Quantum Computing vs Classical Computing: How Do They Compare?

The computing world is on the verge of a seismic shift. You see, classical computing has touched our lives like nothing before. It has empowered everything from smartphones to supercomputers for decades now. But, there’s a new technology on the horizon that looks to challenge our good old classical computers. And that technology is quantum computing. It is emerging with the potential to redefine what computers can achieve. So, quantum computing vs classical computing, how do the two fare against each other? Let’s explore.

What Is Classical Computing?

Classical computing refers to our traditional computers. From the simplest calculators to the most powerful supercomputers. All operating using bits. And what is a bit? A bit is the basic unit of information. It can be either a 0 or a 1.

Everything a classical computer does is ultimately based on manipulating these binary digits through a series of logical operations.

Classical computers excel at tasks that can be broken down into clear, logical steps. They’re incredibly efficient at performing calculations, storing vast amounts of data, and running sophisticated algorithms. However, when it comes to solving problems that involve enormous amounts of data or complex systems, classical computing begins to hit a wall.

What Is Quantum Computing?

Quantum computing, on the other hand, operates on an entirely different principle. It draws its power from the bizarre, yet fascinating concept of quantum mechanics. Like classical computers use bits, quantum computers use quantum bits, or qubits. The fundamental difference? Qubits can exist in a state of superposition. Meaning they can represent both 0 and 1 simultaneously.

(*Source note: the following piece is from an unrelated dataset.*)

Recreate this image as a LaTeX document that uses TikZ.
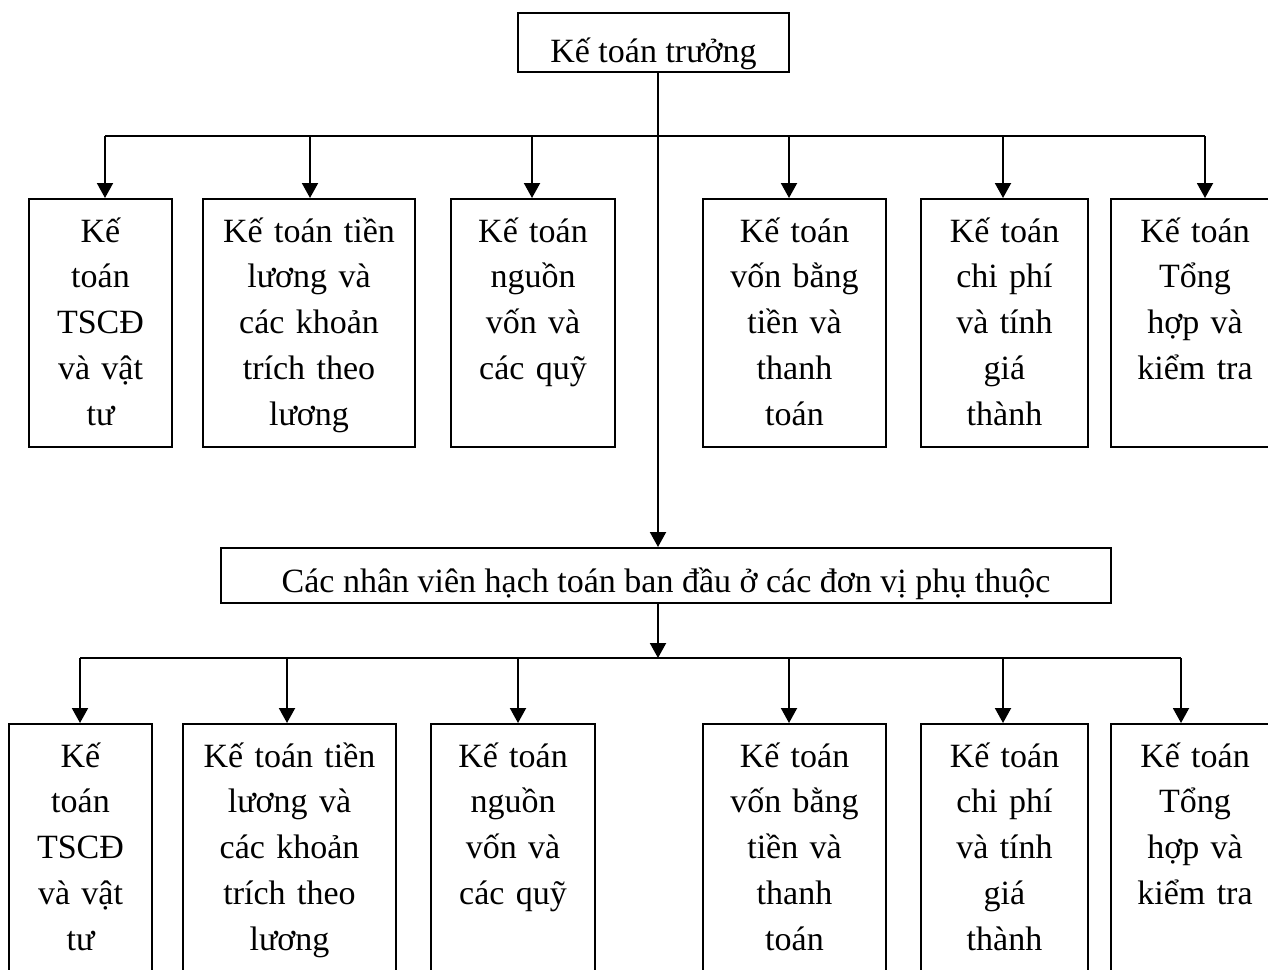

This ability to be in multiple states at once allows quantum computers to process vast amounts of information in parallel. This creates computing power that classical computers simply cannot match.

That said, there’s more to quantum computing than just superposition. Another critical concept involved is quantum entanglement. It is a phenomenon where particles become so deeply connected that the state of one instantly influences the state of another, even if they are miles apart. And that further adds to the prowess of quantum computing.

Quantum Computing vs Classical Computing, What Are the Key Differences?

So, here’s a precise and comprehensive lowdown on the characteristics of quantum computing vs classical computing.

1. Computing Power: Classical computers process information linearly. While quantum computers can process multiple possibilities simultaneously. This parallel processing ability gives quantum computers a significant advantage in solving complex problems. Especially those related to cryptography, simulations, and optimization.
2. Information Representation: Classical computers use bits (0 or 1), whereas quantum computers use qubits, which can exist in multiple states at once due to superposition. This difference enables quantum computers to explore a vast range of potential solutions simultaneously, rather than sequentially.
3. Error Handling: Classical computers have well-established methods for error detection and correction. Quantum computers, however, are highly sensitive to external interference and errors, requiring sophisticated error-correction techniques to maintain coherence and reliability.
4. Scalability: While classical computers face limitations in terms of processing power and memory as tasks grow more complex, quantum computers, if scaled effectively, could surpass classical systems by an unimaginable margin. However, building large-scale quantum computers remains a significant challenge.
5. Hardware Requirements: Classical computers rely on silicon-based processors and standard cooling systems. Quantum computers, on the other hand, require specialized environments, often involving extremely low temperatures and isolated conditions to maintain qubit stability.
6. Data Processing Speed: Quantum computers can perform complex calculations exponentially faster than classical computers. For instance, tasks that would take classical computers thousands of years could be solved in seconds by a quantum machine.
7. Memory Usage: Classical computers require significant memory for large datasets, while quantum computers can store and manipulate vast amounts of data with fewer qubits due to superposition.
8. Algorithm Efficiency: Some algorithms, such as Shor’s algorithm for factoring large numbers, are highly efficient on quantum computers but impractical on classical systems. This gives quantum computers a unique edge in areas like cryptography.
9. Energy Consumption: Classical supercomputers consume vast amounts of energy to maintain their processing power. In contrast, quantum computers, although requiring extremely cold environments, can potentially perform tasks more efficiently with less energy.
10. Problem-Solving Capability: Quantum computers are particularly suited for optimization problems, complex simulations, and cryptographic analysis, while classical computers handle routine data processing and computational tasks more efficiently.

Conclusion

The race between quantum and classical computing is not about one overtaking the other but rather about how they can work together to solve the world’s most complex challenges. As quantum computing continues to evolve, understanding its unique capabilities and limitations will be crucial for its successful integration into our technological landscape.

One thing, however, is clear. The future of computing is bound to be more powerful, innovative, and transformative than we can imagine.